Anyway, the end-result is increased polarization and self-delusion - extremists thinking that the lack of opposition they see on their own blogs and news sites (and even their own encyclopedias) is actually evidence that everyone else agrees with them. Nobody blames Wikipedia for this because they're not deliberately trying to achieve this effect, but there probably isn't a better example anywhere on the internet of a site that does this.
thekohser
From The Guardian:
QUOTE
Comments on this page are now closed.
Cedric
QUOTE(thekohser @ Sun 16th January 2011, 1:32pm) *

From The Guardian:
QUOTE
Comments on this page are now closed.

Well, they really didn't need anymore after this one anyway:
QUOTE
Oroklini, 13 January 2011 10:29AM

QUOTE
But why not allow it to become the standard against which deviations in thought and opinion are compared? It is, after all, a constantly changing consensus view.

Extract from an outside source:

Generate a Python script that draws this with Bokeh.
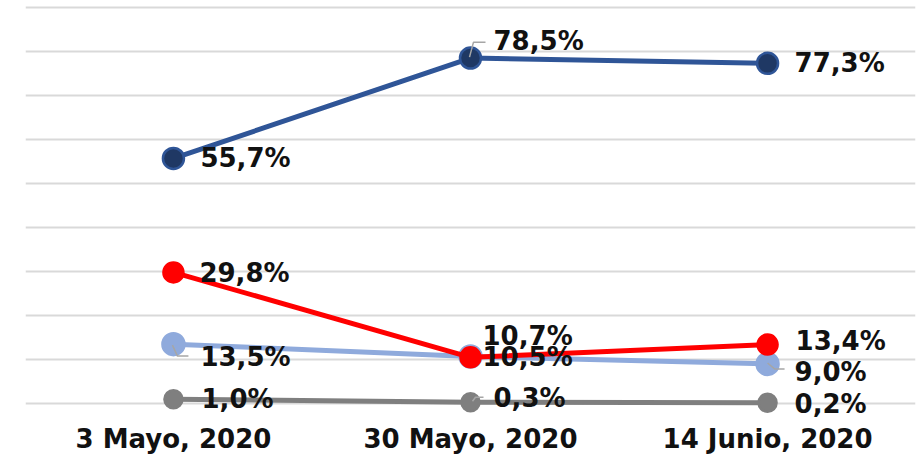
from bokeh.plotting import figure
from bokeh.models import ColumnDataSource, FixedTicker, Range1d
from bokeh.core.properties import value
from bokeh.embed import file_html
from bokeh.resources import INLINE

# ---- data ----
categories = ["3 Mayo, 2020", "30 Mayo, 2020", "14 Junio, 2020"]
serie_azul_oscuro = [55.7, 78.5, 77.3]
serie_roja = [29.8, 10.5, 13.4]
serie_azul_claro = [13.5, 10.7, 9.0]
serie_gris = [1.0, 0.3, 0.2]
y_grid_ticks = [0, 10, 20, 30, 40, 50, 60, 70, 80, 90]

# ---- layout ----
W, H = 919, 456
LEFT, RIGHT, BOTTOM = 25, 4, 33
X0, X1 = -0.498, 2.498
Y1 = 91.583
Y0 = Y1 - (H - BOTTOM) / 4.422
px_per_x = (W - LEFT - RIGHT) / (X1 - X0)
px_per_y = (H - BOTTOM) / (Y1 - Y0)

xs = list(range(len(categories)))

p = figure(width=W, height=H, output_backend="svg", toolbar_location=None,
           x_range=Range1d(X0, X1), y_range=Range1d(Y0, Y1),
           y_axis_location=None,
           min_border_left=LEFT, min_border_right=RIGHT, min_border_top=0,
           min_border_bottom=BOTTOM)
p.outline_line_color = None
p.background_fill_color = "white"
p.border_fill_color = "white"

p.xgrid.visible = False
p.ygrid.ticker = FixedTicker(ticks=y_grid_ticks)
p.ygrid.grid_line_color = "#d9d9d9"
p.ygrid.grid_line_width = 2

ax = p.xaxis[0]
ax.ticker = FixedTicker(ticks=xs)
ax.major_label_overrides = {i: c for i, c in zip(xs, categories)}
ax.axis_line_color = None
ax.major_tick_line_color = None
ax.minor_tick_line_color = None
ax.major_tick_out = 0
ax.major_tick_in = 0
ax.major_label_standoff = 2
ax.major_label_text_font = "DejaVu Sans"
ax.major_label_text_font_style = "bold"
ax.major_label_text_font_size = "26px"
ax.major_label_text_color = "#111111"

series = [
    # values, line color, marker fill, marker line, marker size
    (serie_gris, "#7f7f7f", "#7f7f7f", "#7f7f7f", 18),
    (serie_azul_claro, "#8faadc", "#8faadc", "#8faadc", 22),
    (serie_roja, "#ff0000", "#ff0000", "#ff0000", 20),
    (serie_azul_oscuro, "#2f5597", "#1f3864", "#2f5597", 21),
]
for vals, lc, fc, mc, sz in series:
    p.line(xs, vals, line_color=lc, line_width=5)
    p.scatter(xs, vals, size=sz, fill_color=fc, line_color=mc, line_width=2.5)

# ---- leader lines (pixel offsets relative to point) ----
leaders = [
    (serie_azul_oscuro, 1, [(-1, -1), (3, -16), (15, -16)]),
    (serie_azul_claro, 0, [(-1, 1), (4, 12), (15, 12)]),
    (serie_gris, 1, [(2, -1), (5, -5), (13, -5)]),
    (serie_azul_claro, 2, [(0, -1), (7, 5), (17, 5)]),
]
lx, ly = [], []
for vals, i, pts in leaders:
    lx.append([xs[i] + dx / px_per_x for dx, dy in pts])
    ly.append([vals[i] - dy / px_per_y for dx, dy in pts])
p.multi_line(lx, ly, line_color="#a6a6a6", line_width=1.5)

# ---- data labels ----
def fmt(v):
    return f"{v:.1f}".replace(".", ",") + "%"

label_offsets = {
    "oscuro": [(27, 0), (23, -17), (27, 0)],
    "roja": [(26, 1), (12, 0), (28, -4)],
    "claro": [(27, 13), (12, -20), (27, 8)],
    "gris": [(28, 0), (23, -4), (27, 1)],
}
lab = dict(x=[], y=[], text=[], dx=[], dy=[])
for key, vals in [("oscuro", serie_azul_oscuro), ("roja", serie_roja),
                  ("claro", serie_azul_claro), ("gris", serie_gris)]:
    for i, v in enumerate(vals):
        lab["x"].append(xs[i])
        lab["y"].append(v)
        lab["text"].append(fmt(v))
        lab["dx"].append(label_offsets[key][i][0])
        lab["dy"].append(label_offsets[key][i][1])
src = ColumnDataSource(lab)
p.text(x="x", y="y", text="text", x_offset="dx", y_offset="dy", source=src,
       text_font=value("DejaVu Sans"), text_font_style="bold",
       text_font_size="26px", text_color="#111111",
       text_align="left", text_baseline="middle")

open("out.html", "w").write(file_html(p, INLINE))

But that's exactly why it's not good/reliable once you get away from very well-known subject areas: there simply aren't enough editors out there to create a true consensus. What you get, especially in humanities subjects, is a horrible mish-mash of opinion and very slanted fact. And that's just the entries I wrote.

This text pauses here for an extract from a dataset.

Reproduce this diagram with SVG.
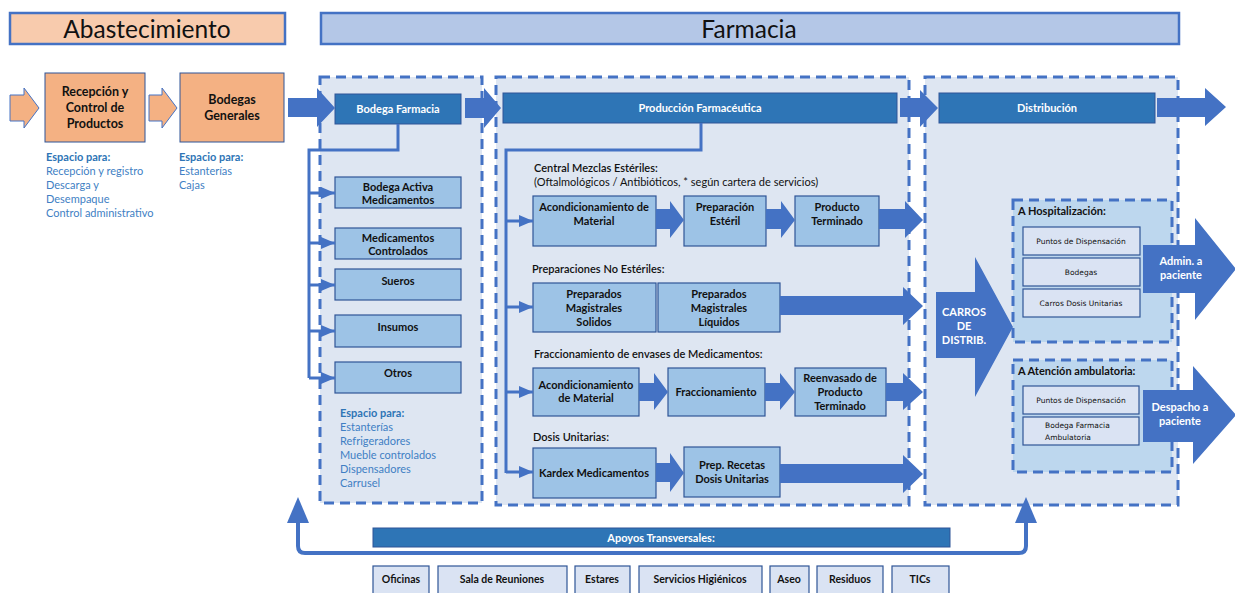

I think it amusing the comments got shut down right after this one:
QUOTE
antiarctic, 13 January 2011 11:11PM

QUOTE
what's the 'interesting background' of jimmy w you refer to?

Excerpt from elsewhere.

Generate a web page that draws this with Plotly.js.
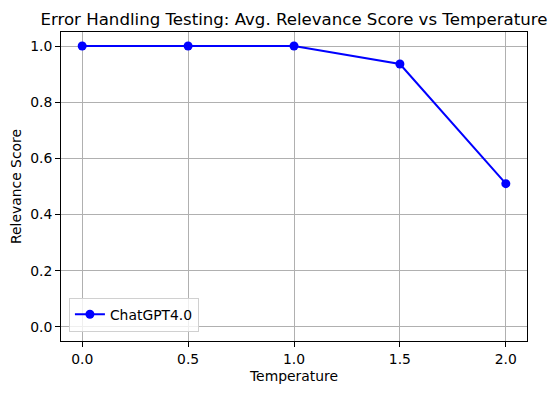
<!DOCTYPE html>
<html>
<head>
<meta charset="utf-8">
<script src="https://cdn.plot.ly/plotly-3.0.1.min.js"></script>
<style>html,body{margin:0;padding:0;background:#fff;}#chart{width:557px;height:393px;}</style>
</head>
<body>
<div id="chart"></div>
<script>
const temperatures = [0.0, 0.5, 1.0, 1.5, 2.0];
const relevanceScores = [1.0, 1.0, 1.0, 0.936, 0.51];
const seriesName = "ChatGPT4.0";
const xTicks = [0.0, 0.5, 1.0, 1.5, 2.0];
const yTicks = [0.0, 0.2, 0.4, 0.6, 0.8, 1.0];

const font = "DejaVu Sans, sans-serif";
const trace = {
  x: temperatures,
  y: relevanceScores,
  name: seriesName,
  type: "scatter",
  mode: "lines+markers",
  line: {color: "#0000ff", width: 2},
  marker: {color: "#0000ff", size: 9},
  showlegend: true
};
const axisCommon = {
  showgrid: true, gridcolor: "#b0b0b0", gridwidth: 1,
  zeroline: false,
  showline: true, linecolor: "#000", linewidth: 1, mirror: true,
  ticks: "outside", ticklen: 5, tickwidth: 1, tickcolor: "#000",
  tickfont: {family: font, size: 13.9, color: "#000"},
  tickformat: ".1f"
};
const layout = {
  width: 557, height: 393,
  margin: {l: 61, r: 30, t: 32, b: 52},
  paper_bgcolor: "#fff", plot_bgcolor: "#fff",
  font: {family: font, color: "#000"},
  title: {text: "Error Handling Testing: Avg. Relevance Score vs Temperature",
          font: {family: font, size: 16.6, color: "#000"},
          x: 0.5, xanchor: "center", xref: "paper",
          y: 0.952, yanchor: "middle", yref: "container"},
  xaxis: Object.assign({}, axisCommon, {
    range: [-0.1, 2.1], tickvals: xTicks,
    title: {text: "Temperature", font: {family: font, size: 13.9, color: "#000"}, standoff: 5}
  }),
  yaxis: Object.assign({}, axisCommon, {
    range: [-0.05, 1.05], tickvals: yTicks,
    title: {text: "Relevance Score", font: {family: font, size: 13.9, color: "#000"}, standoff: 5}
  }),
  legend: {
    x: 0.017, y: 0.03, xanchor: "left", yanchor: "bottom",
    bgcolor: "rgba(255,255,255,0.8)", bordercolor: "#d0d0d0", borderwidth: 1,
    font: {family: font, size: 13.9, color: "#000"}
  }
};
Plotly.newPlot("chart", [trace], layout, {displayModeBar: false, staticPlot: true});
</script>
</body>
</html>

Expenses that Wales tried to apply to the foundation included $300+ bottles of wine and visits to Moscow "massage" parlors.


The Adversary
QUOTE(thekohser @ Thu 13th January 2011, 3:32pm) *

The title says it all...

We've seen America's vitriol. Now let's salute Wikipedia, a US pioneer of global civility

by Timothy Garton Ash
for The Guardian (of what?)


If you think that is bad, you should see the translation given in the Norwegian newspaper Dagbladet (T-H-L-K-D) : http://www.dagbladet.no/2011/01/14/kultur/...ments_container

....they have changed the headline to: "The idealist who won the world".
And the sub-heading is: "Wikipedia: Jimmy Wales could have been a multimillionaire, but choose utopian idealism instead"".

<Face palm>
sick.gif sick.gif
A User
QUOTE(The Adversary @ Mon 17th January 2011, 1:53pm) *

If you think that is bad, you should see the translation given in the Norwegian newspaper Dagbladet (T-H-L-K-D) : http://www.dagbladet.no/2011/01/14/kultur/...ments_container

....they have changed the headline to: "The idealist who won the world".
And the sub-heading is: "Wikipedia: Jimmy Wales could have been a multimillionaire, but choose utopian idealism instead"".

<Face palm>
sick.gif sick.gif



Good grief... Next we'll have a Vatican announcement that Wales is a new saint.
Jon Awbrey
QUOTE(Somey @ Sun 16th January 2011, 2:54am) *

Anyway, the end-result is increased polarization and self-delusion — extremists thinking that the lack of opposition they see on their own blogs and news sites (and even their own encyclopedias) is actually evidence that everyone else agrees with them. Nobody blames Wikipedia for this because they're not deliberately trying to achieve this effect, but there probably isn't a better example anywhere on the internet of a site that does this.


Spontaneous Generation ??? That's your answer ???